§ WRITTEN TASK
Your task is to retype, word for word, the lines from the start of the data through the line holding "height = 910;". Do not include the pictures.

## BEGIN DATA

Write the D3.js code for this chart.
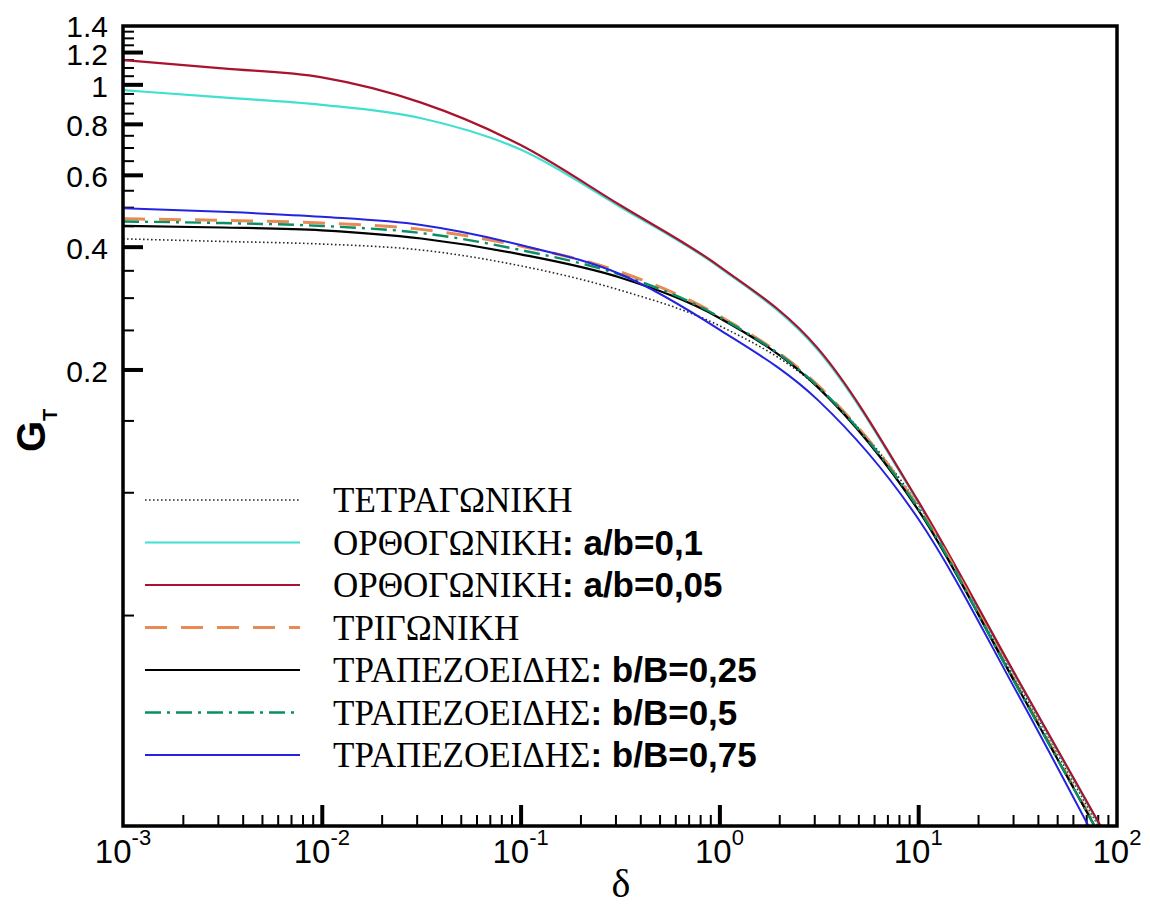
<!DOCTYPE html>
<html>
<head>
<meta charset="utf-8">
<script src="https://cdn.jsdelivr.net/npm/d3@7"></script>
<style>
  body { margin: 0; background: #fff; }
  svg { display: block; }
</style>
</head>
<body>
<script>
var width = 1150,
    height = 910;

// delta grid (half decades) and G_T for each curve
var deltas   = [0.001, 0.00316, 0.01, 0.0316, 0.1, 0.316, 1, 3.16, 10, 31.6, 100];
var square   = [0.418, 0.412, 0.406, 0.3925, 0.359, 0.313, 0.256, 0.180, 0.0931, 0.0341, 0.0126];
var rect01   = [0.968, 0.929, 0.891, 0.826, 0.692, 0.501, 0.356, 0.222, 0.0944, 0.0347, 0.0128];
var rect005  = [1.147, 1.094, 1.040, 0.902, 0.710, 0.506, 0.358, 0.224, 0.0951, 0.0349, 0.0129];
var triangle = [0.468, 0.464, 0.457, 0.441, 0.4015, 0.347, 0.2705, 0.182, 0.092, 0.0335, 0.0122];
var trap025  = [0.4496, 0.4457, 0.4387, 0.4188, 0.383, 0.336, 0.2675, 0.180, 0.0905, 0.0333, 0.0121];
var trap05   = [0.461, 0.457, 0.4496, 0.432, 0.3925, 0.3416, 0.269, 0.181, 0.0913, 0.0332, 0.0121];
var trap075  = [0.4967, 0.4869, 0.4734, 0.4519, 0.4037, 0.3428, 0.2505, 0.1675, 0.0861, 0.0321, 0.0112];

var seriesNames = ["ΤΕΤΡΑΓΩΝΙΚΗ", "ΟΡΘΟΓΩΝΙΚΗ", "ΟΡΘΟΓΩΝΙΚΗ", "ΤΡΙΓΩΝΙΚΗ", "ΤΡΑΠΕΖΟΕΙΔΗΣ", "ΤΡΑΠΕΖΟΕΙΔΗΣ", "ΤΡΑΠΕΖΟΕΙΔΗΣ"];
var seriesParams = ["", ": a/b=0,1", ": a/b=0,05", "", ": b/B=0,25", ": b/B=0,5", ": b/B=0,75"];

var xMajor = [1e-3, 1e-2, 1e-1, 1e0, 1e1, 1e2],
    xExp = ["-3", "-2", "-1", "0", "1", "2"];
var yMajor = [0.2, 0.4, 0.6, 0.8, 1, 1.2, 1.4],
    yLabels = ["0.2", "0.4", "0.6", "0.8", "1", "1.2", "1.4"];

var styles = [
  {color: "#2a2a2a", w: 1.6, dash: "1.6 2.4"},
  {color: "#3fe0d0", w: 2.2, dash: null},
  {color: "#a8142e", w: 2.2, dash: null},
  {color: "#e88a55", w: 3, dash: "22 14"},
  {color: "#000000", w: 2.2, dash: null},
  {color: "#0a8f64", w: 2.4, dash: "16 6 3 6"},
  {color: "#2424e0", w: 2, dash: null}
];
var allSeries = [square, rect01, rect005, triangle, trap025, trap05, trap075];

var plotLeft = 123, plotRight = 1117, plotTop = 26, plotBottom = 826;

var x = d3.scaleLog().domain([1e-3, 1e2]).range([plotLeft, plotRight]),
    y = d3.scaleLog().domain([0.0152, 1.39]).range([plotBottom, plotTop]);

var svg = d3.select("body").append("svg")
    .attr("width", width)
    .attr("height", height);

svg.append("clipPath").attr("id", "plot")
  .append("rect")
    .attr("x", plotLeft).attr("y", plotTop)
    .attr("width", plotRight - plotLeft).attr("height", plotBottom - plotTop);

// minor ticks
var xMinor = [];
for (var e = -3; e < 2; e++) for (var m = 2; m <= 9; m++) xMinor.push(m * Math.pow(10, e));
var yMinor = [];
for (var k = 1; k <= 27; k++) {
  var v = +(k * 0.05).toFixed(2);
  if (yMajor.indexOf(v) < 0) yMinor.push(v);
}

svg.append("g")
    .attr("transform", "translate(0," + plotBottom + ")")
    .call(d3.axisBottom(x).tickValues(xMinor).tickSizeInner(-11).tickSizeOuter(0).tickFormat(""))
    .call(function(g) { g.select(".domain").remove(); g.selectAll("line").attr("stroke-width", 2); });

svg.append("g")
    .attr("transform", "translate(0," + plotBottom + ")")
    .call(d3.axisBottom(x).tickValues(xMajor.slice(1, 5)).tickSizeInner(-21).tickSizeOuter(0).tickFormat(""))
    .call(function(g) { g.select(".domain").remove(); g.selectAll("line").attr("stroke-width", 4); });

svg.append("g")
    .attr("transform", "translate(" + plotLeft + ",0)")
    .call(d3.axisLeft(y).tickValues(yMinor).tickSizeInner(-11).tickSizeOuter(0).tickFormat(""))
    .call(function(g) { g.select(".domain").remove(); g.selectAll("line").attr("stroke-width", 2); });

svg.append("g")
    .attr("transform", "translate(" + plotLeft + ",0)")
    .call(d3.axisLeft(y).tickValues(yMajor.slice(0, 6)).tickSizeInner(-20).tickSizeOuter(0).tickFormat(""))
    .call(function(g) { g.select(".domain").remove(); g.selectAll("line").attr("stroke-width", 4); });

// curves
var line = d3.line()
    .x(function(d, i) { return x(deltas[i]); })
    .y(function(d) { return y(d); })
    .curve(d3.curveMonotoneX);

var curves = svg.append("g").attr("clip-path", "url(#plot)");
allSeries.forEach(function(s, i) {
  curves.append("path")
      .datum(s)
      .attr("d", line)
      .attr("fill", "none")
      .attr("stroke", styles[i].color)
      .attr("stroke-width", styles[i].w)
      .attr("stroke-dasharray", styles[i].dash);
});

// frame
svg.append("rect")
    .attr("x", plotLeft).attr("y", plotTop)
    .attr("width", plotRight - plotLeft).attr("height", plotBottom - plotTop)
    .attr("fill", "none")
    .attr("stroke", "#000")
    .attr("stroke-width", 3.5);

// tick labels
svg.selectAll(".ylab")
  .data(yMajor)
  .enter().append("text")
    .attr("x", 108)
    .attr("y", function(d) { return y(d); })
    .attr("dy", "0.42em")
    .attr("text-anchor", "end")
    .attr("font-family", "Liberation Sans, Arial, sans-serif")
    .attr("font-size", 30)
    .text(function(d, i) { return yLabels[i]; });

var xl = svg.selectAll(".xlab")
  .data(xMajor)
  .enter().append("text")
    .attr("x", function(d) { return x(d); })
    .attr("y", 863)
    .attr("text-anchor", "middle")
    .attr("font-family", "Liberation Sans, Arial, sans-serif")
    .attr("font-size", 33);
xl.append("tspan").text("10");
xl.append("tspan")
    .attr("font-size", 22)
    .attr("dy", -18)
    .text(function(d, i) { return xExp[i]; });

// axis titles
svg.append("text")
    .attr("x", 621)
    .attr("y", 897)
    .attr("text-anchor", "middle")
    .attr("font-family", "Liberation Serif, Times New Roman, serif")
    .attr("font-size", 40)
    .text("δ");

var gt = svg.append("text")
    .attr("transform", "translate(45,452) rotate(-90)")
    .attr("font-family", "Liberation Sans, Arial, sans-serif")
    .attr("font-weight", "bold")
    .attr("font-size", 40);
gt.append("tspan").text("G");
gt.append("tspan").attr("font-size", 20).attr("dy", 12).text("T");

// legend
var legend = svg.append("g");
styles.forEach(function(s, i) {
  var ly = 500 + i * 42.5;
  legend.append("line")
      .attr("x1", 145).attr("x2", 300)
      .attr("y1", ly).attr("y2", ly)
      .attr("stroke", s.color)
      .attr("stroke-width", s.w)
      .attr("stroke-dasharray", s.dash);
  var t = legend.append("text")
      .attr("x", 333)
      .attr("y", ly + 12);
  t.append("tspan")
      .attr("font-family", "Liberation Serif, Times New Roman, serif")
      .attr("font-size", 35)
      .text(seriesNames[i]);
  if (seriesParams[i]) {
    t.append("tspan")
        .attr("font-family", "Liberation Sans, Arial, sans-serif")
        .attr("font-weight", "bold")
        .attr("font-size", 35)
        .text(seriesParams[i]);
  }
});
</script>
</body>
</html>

## END DATA

§ SOLUTION BELOW
Write the D3.js code for this chart.
<!DOCTYPE html>
<html>
<head>
<meta charset="utf-8">
<script src="https://cdn.jsdelivr.net/npm/d3@7"></script>
<style>
  body { margin: 0; background: #fff; }
  svg { display: block; }
</style>
</head>
<body>
<script>
var width = 1150,
    height = 910;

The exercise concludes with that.